Suppose we fit the model

\[ Y_i = \beta_0 + \beta_1 x_i + \varepsilon_i \]

and want uncertainty for \(\hat{\beta}_1\).

We can:

• resample the observed \((x_i, y_i)\) pairs with replacement
• refit the model on each bootstrap sample
• record the estimated slope each time

This gives a bootstrap approximation to the sampling distribution of \(\hat{\beta}_1\).

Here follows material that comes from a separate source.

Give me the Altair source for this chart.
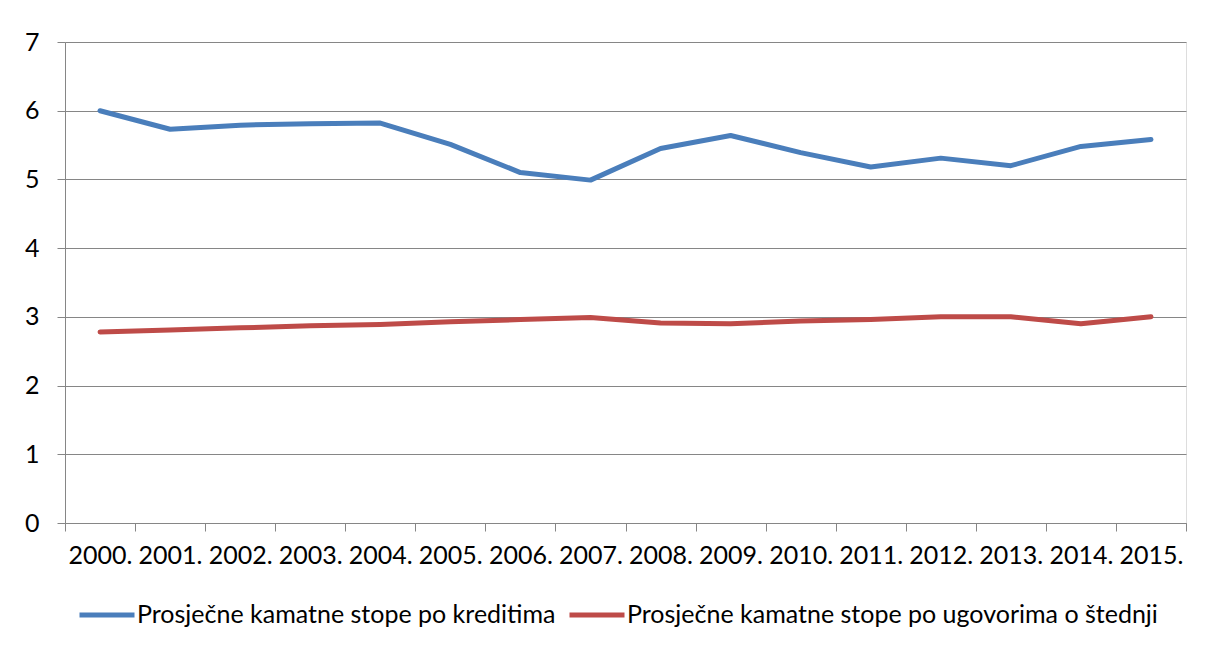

Bootstrap example: regression slope in R

library(ISLR2)
data(Boston)

fit_obs <- lm(medv ~ lstat, data = Boston)
T_obs <- coef(fit_obs)["lstat"]

B <- 2000
T_boot <- numeric(B)
n <- nrow(Boston)

for (b in 1:B) {
  idx <- sample(1:n, size = n, replace = TRUE)
  boot_dat <- Boston[idx, ]
  fit_boot <- lm(medv ~ lstat, data = boot_dat)
  T_boot[b] <- coef(fit_boot)["lstat"]
}

hist(T_boot,
     main = "Bootstrap Distribution of the Regression Slope",
     xlab = "Bootstrap slope estimate",
     col = "lightgray",
     border = "white")

abline(v = T_obs, lwd = 2, lty = 2)

sd(T_boot)

## [1] 0.0494498

quantile(T_boot, c(0.025, 0.975))

##       2.5%      97.5% 
## -1.0521315 -0.8568269

Permutation vs bootstrap

Although both involve repeated resampling, they answer different questions.

Permutation

• target: null distribution
• goal: hypothesis testing
• common action: shuffle labels, pairings, or assignments

Bootstrap

• target: sampling distribution
• goal: uncertainty quantification
• common action: resample observations with replacement

Summary

• Monte Carlo under \(H_0\): simulate from a known null model
• Permutation: build a null distribution from the observed data using exchangeability
• Bootstrap: approximate the sampling distribution of an estimator by resampling with replacement

Big picture

Different resampling methods approximate different distributions used in inference.